09 February 2011


Two days before I left for Palm Springs, we joined my brother and sister-in-law and my nieces for a short trip to Granite Peak, a ski area a few miles outside of Wausau. It is a fun little ski hill, just over an hour away from Rhinelander. A perfect place for Lola to learn how to ski.

Although she was more excited about the hotel's indoor water park, she was also looking forward to playing in the snow. Like all toddlers, she caught on pretty quick once she got used to having really big feet all of a sudden and figured out how to balance herself by leaning forward. We had her strapped in a harness so she couldn't get away from us.

The second day we enrolled her in a toddler ski class for two hours. She is now a pro. She can make turns, pizza slices, and duck feet. That's really all one needs to know to successfully conquer the slopes. And she loved the ski lifts. Mama not so much once she found out they didn't have safety bars! It didn't bother Lola one bit, but I hung on for dear life.

I could not believe it. I still can't. In this overprotective country where I am scolded for not forcing my child to wear a helmet when she is riding her tricycle, that same child is allowed to dangle thirty feet above ground on a skinny bench with nothing in place to prevent her from falling off. And nobody bats an eye.

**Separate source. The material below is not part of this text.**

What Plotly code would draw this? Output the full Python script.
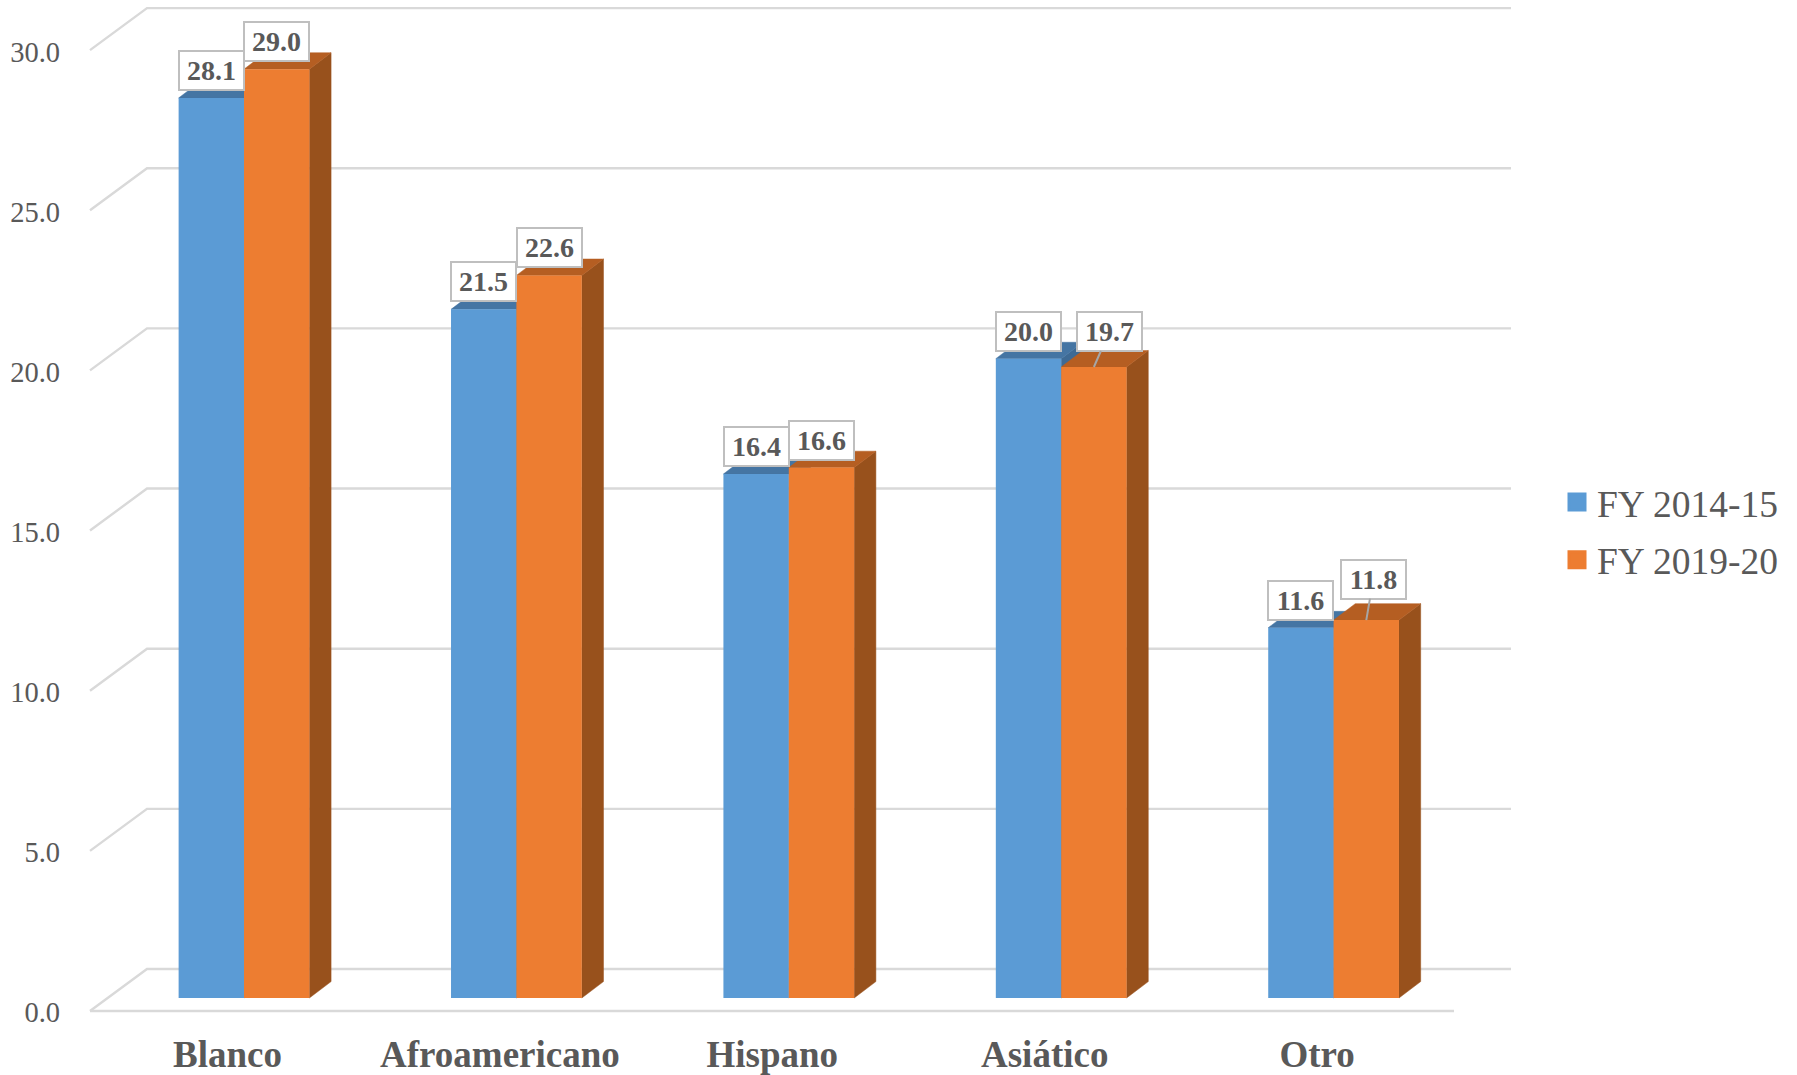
import plotly.graph_objects as go

categories = ["Blanco", "Afroamericano", "Hispano", "Asiático", "Otro"]
fy_2014_15 = [28.1, 21.5, 16.36, 19.96, 11.56]
fy_2019_20 = [29.0, 22.56, 16.56, 19.7, 11.8]
series_names = ["FY 2014-15", "FY 2019-20"]
y_ticks = [0, 5, 10, 15, 20, 25, 30]

# Layout geometry, in pixels of the 1797x1075 page
W, H = 1797, 1075
PLOT_L, PLOT_R, PLOT_B = 61, 1540, 1024
X0_PX, CAT_PX = 244.0, 272.4      # boundary of the first pair, category step
Y0_PX, UNIT_PX = 998.0, 32.03     # value 0 on the bars' plane, pixels per unit

def px_x(p):
    return (p - X0_PX) / CAT_PX

BAR_W = 0.24
DX, DY = 21.7 / CAT_PX, 16.4 / UNIT_PX    # 3D depth of a bar
WALL_FRONT_Y = -13.0 / UNIT_PX            # front-wall level relative to bar plane
WALL_BACK_Y = 29.0 / UNIT_PX              # back-wall level relative to bar plane
WALL_FRONT_X, WALL_BACK_X = px_x(90), px_x(147)
BACK_END_X, FLOOR_END_X = px_x(1511), px_x(1454)
LABEL_OFFSET = -16.5 / CAT_PX
TICK_TEXT_SHIFT = -1.5 / UNIT_PX

GRID = "#d9d9d9"
TEXT = "#595959"
FONT = "Liberation Serif"
BLUE, BLUE_TOP, BLUE_SIDE = "#5b9bd5", "#4575a3", "#3e6a94"
ORANGE, ORANGE_TOP, ORANGE_SIDE = "#ed7d31", "#b55e22", "#98511c"

x_range = [px_x(PLOT_L), px_x(PLOT_R)]
y_range = [(Y0_PX - PLOT_B) / UNIT_PX, Y0_PX / UNIT_PX]

fig = go.Figure()

# Walls: back gridlines with their diagonals, and the front edge of the floor
wx, wy = [], []
for t in y_ticks:
    wx += [WALL_FRONT_X, WALL_BACK_X, BACK_END_X, None]
    wy += [t + WALL_FRONT_Y, t + WALL_BACK_Y, t + WALL_BACK_Y, None]
wx += [WALL_FRONT_X, FLOOR_END_X]
wy += [WALL_FRONT_Y, WALL_FRONT_Y]
fig.add_trace(go.Scatter(x=wx, y=wy, mode="lines", line=dict(color=GRID, width=2.4),
                         showlegend=False, hoverinfo="skip"))


def faces(values, offset):
    tx, ty, sx, sy = [], [], [], []
    for k, v in enumerate(values):
        l, r = k + offset, k + offset + BAR_W
        tx += [l, r, r + DX, l + DX, l, None]
        ty += [v, v, v + DY, v + DY, v, None]
        sx += [r, r + DX, r + DX, r, r, None]
        sy += [0, DY, v + DY, v, 0, None]
    return tx, ty, sx, sy


for values, offset, top, side in [(fy_2014_15, -BAR_W, BLUE_TOP, BLUE_SIDE),
                                  (fy_2019_20, 0.0, ORANGE_TOP, ORANGE_SIDE)]:
    tx, ty, sx, sy = faces(values, offset)
    for fx, fy, colour in [(sx, sy, side), (tx, ty, top)]:
        fig.add_trace(go.Scatter(x=fx, y=fy, mode="lines", fill="toself", fillcolor=colour,
                                 line=dict(color=colour, width=0.5),
                                 showlegend=False, hoverinfo="skip"))

# Front faces sit on an overlaying subplot so they cover the faces behind them
positions = list(range(len(categories)))
for name, values, offset, colour in [(series_names[0], fy_2014_15, -BAR_W, BLUE),
                                     (series_names[1], fy_2019_20, 0.0, ORANGE)]:
    fig.add_trace(go.Bar(x=positions, y=values, name=name, width=BAR_W, offset=offset,
                         marker=dict(color=colour, line=dict(width=0)),
                         xaxis="x2", yaxis="y2", showlegend=False))

# Legend entries
for name, colour in zip(series_names, [BLUE, ORANGE]):
    fig.add_trace(go.Scatter(x=[None], y=[None], mode="markers", name=name, legendgroup=name,
                             marker=dict(symbol="square", size=16, color=colour,
                                         line=dict(color=colour, width=3))))

# Data labels; two of them are pushed away and tied back with a leader line
leaders = {(1, 3): (15.5, -35.5), (1, 4): (7, -41)}
annotations = []
for s, (values, offset) in enumerate([(fy_2014_15, -BAR_W / 2), (fy_2019_20, BAR_W / 2)]):
    for k, v in enumerate(values):
        common = dict(x=k + offset, y=v, xref="x", yref="y", text=f"<b>{v:.1f}</b>",
                      font=dict(family=FONT, size=28, color=TEXT), bgcolor="white",
                      bordercolor="#bfbfbf", borderwidth=2, borderpad=0, width=63, height=37,
                      align="center", valign="middle")
        if (s, k) in leaders:
            ax, ay = leaders[(s, k)]
            annotations.append(dict(common, showarrow=True, arrowhead=0, arrowwidth=2,
                                    arrowcolor="#a6a6a6", ax=ax, ay=ay, standoff=0))
        else:
            annotations.append(dict(common, showarrow=False, xanchor="center",
                                    yanchor="bottom", yshift=7))

fig.update_layout(
    width=W, height=H, autosize=False,
    margin=dict(l=PLOT_L, r=W - PLOT_R, t=0, b=H - PLOT_B, pad=0, autoexpand=False),
    paper_bgcolor="white", plot_bgcolor="white",
    barmode="overlay",
    font=dict(family=FONT, color=TEXT),
    xaxis=dict(range=x_range, showgrid=False, zeroline=False, showline=False, automargin=False,
               tickmode="array", tickvals=[k + LABEL_OFFSET for k in positions],
               ticktext=[f"<b>{c}</b>" for c in categories], ticks="", ticklen=0,
               ticklabelstandoff=5, tickfont=dict(family=FONT, size=37, color=TEXT)),
    yaxis=dict(range=y_range, showgrid=False, zeroline=False, showline=False, automargin=False,
               tickmode="array", tickvals=[t + WALL_FRONT_Y + TICK_TEXT_SHIFT for t in y_ticks],
               ticktext=[f"{t:.1f}" for t in y_ticks],
               tickfont=dict(family=FONT, size=28.5, color=TEXT)),
    xaxis2=dict(range=x_range, overlaying="x", visible=False),
    yaxis2=dict(range=y_range, overlaying="y", visible=False),
    legend=dict(x=(1557 - PLOT_L) / (PLOT_R - PLOT_L), y=(PLOT_B - 471) / PLOT_B,
                xanchor="left", yanchor="top", font=dict(family=FONT, size=37.5, color=TEXT),
                bgcolor="rgba(0,0,0,0)", tracegroupgap=6, itemclick=False, itemdoubleclick=False),
    annotations=annotations,
    showlegend=True,
)

fig.write_html("out.html", config={"displayModeBar": False},
               post_script="document.body.style.margin='0';")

Despite this shortcoming, we are returning at the end of the month for some more fun in the snow. No water park this time though. Lola will be disappointed, I'm sure.


  1. It's all relative--country people are way more relaxed about child safety than city people. Helmet laws are city people laws. Country kids ride on ATVs, snowmobiles, ski lifts, inner tubes and large animals and no one thinks to strap them in or add padding.

  2. I feel your pain! I took my diminutive daughter and a preschool friend on a "sky ride" at our local amusement park and found myself petrifed that I was with the only two people I knew who could actually go under the front bar and drop. I was sweating bullets and couldn't let go of them, much to their annoyance. Why is there no girth requirement??

    Isn't it funny what the preschool ski classes teachers call things, like pizza wedges? If a child here can't get the snowplow right, he has to use the "Magic Wormie" to keep the skis together. Yeah, Magic Wormie made me think, too. Tee-hee!